2. Space Camp, by Ted Pedersen (1997)

Star Trek: Deep Space Nine

Commander Sisko sends Jake and Nog to Starfleet Space Camp on the planet Rijar for the summer. They work hard, discover ancient ruins, prevent ancient booby traps from blowing up Space Camp, and they compete for a girl’s attention. The plot is fun despite being pretty straightforward, but this book contains more character development than previous volumes in the series. You get to see how Jake realizes he wants to be a writer, and Nog decides he may have a future in Starfleet. Also, neither of them gets the girl.

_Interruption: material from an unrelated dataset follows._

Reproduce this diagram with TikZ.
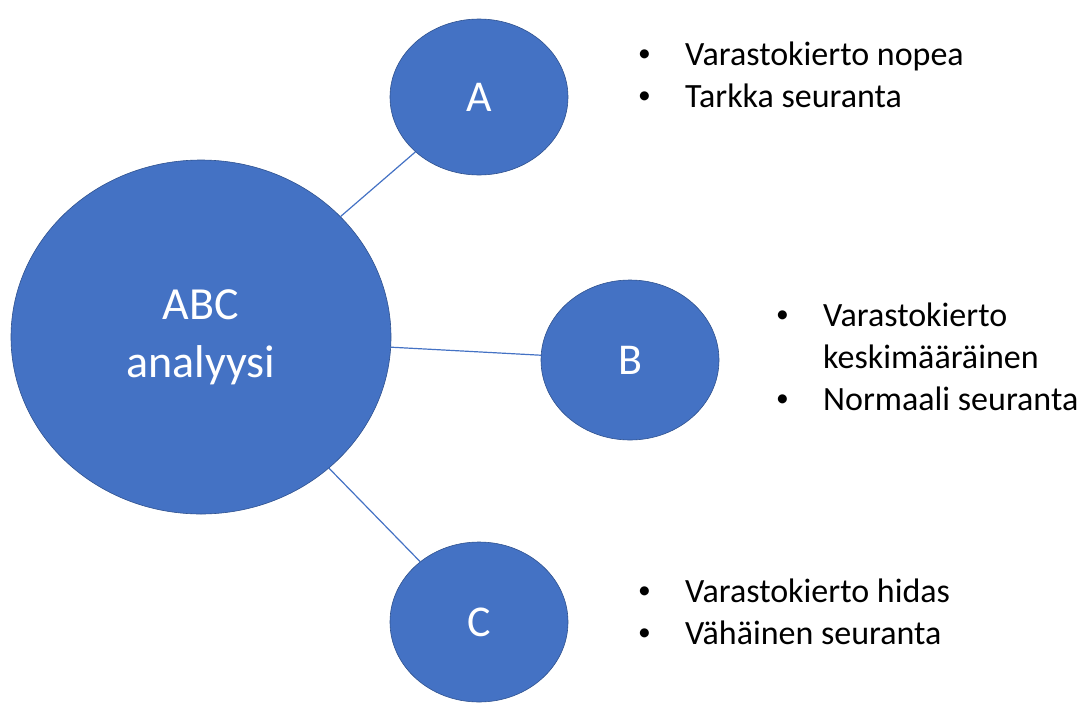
\documentclass[tikz,border=0pt]{standalone}
\usepackage{fontspec}
\setmainfont{Carlito}
\usetikzlibrary{shapes.geometric}
\definecolor{abcblue}{HTML}{4472C4}
\definecolor{abcedge}{HTML}{2F528F}
\newcommand{\listdot}{\raisebox{0.12em}{\scalebox{0.75}{\textbullet}}}
\newcommand{\bulletlist}[1]{%
  \begin{tabular}{@{}p{47pt}@{}l@{}}#1\end{tabular}}

\begin{document}
\begin{tikzpicture}[x=1pt, y=-1pt,
  ball/.style={ellipse, draw=abcedge, line width=0.6pt, fill=abcblue,
    text=white, inner sep=0pt},
  link/.style={draw=abcblue, line width=1.2pt},
  list/.style={anchor=north west, inner sep=0pt, font=\fontsize{34}{42}\selectfont}]
  \useasboundingbox (0,0) rectangle (1087,702);
  \node[ball, minimum width=380pt, minimum height=354pt,
    align=center, font=\fontsize{46}{58}\selectfont] (abc) at (201,337) {ABC\\analyysi};
  \node[ball, minimum width=178pt, minimum height=156pt,
    font=\fontsize{44}{48}\selectfont] (A) at (479,97) {A};
  \node[ball, minimum width=178pt, minimum height=160pt,
    font=\fontsize{44}{48}\selectfont] (B) at (630,360) {B};
  \node[ball, minimum width=178pt, minimum height=160pt,
    font=\fontsize{44}{48}\selectfont] (C) at (479,622) {C};
  \draw[link] (abc) -- (A);
  \draw[link] (abc) -- (B);
  \draw[link] (abc) -- (C);
  % lists beside the circles
  \node[list] (listA) at (638,36) {\bulletlist{\listdot & Varastokierto nopea\\
    \listdot & Tarkka seuranta}};
  \node[list] (listB) at (776,297) {\bulletlist{\listdot & Varastokierto\\
    & keskimääräinen\\ \listdot & Normaali seuranta}};
  \node[list] (listC) at (638,573) {\bulletlist{\listdot & Varastokierto hidas\\
    \listdot & Vähäinen seuranta}};
\end{tikzpicture}
\end{document}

1. Stowaways, by Brad Strickland (1994)

Star Trek: Deep Space Nine

Two words: Space Falcon. That’s Doctor Julian Bashir’s secret code name when he plays spy on vacation. We know this because Jake and Nog decide to stow away on his runabout when Bashir spends a few days in Sakelo City on Bajor – “a hotbed of revolt” according to Commander Sisko. Except Bashir’s make-believe antics lead to his kidnapping by the Turnaways, a terrorist group who have rejected the Prophets and the authority of Bajor’s government. Of course it’s up to Jake and Nog to rescue the wayward Doctor, prevent the assassination of a new Vedek, and stop a plot to set off a deadly bomb on DS9. I loved this adventure because of Bashir’s ridiculousness and because it does not shy away from discussing the treatment of Bajor under Cardassian occupation.

HONOR-able Mention: Day of Honor: Honor Bound, by Diana G. Gallagher (1997)

Star Trek: Deep Space Nine

While the other 11 books concentrate on Jake and Nog, this outlier shifts focus to Alexander Rozhenko and Worf to tie in with the other Day of Honor novels released that year. It doesn’t seem fair to rank Alexander’s story alongside Jake and Nog’s antics. Worf comes to visit Alexander and the Rozhenkos to help Alexander adjust to changes from his Klingon heritage. Basically, Klingon puberty brings on fits of uncontrollable rage. Worf and Alexander have a few Mok’bara sessions and Alexander starts to get himself under control. Too bad the bullies at school won’t leave him alone. The upcoming Day of Honor presents the perfect opportunity to settle matters with the bullies for good…by challenging them to a gymnastics meet. That’s right. A gymnastics meet. Alexander impresses the bullies with his moves and everyone becomes friends. I promise it’s better than it sounds.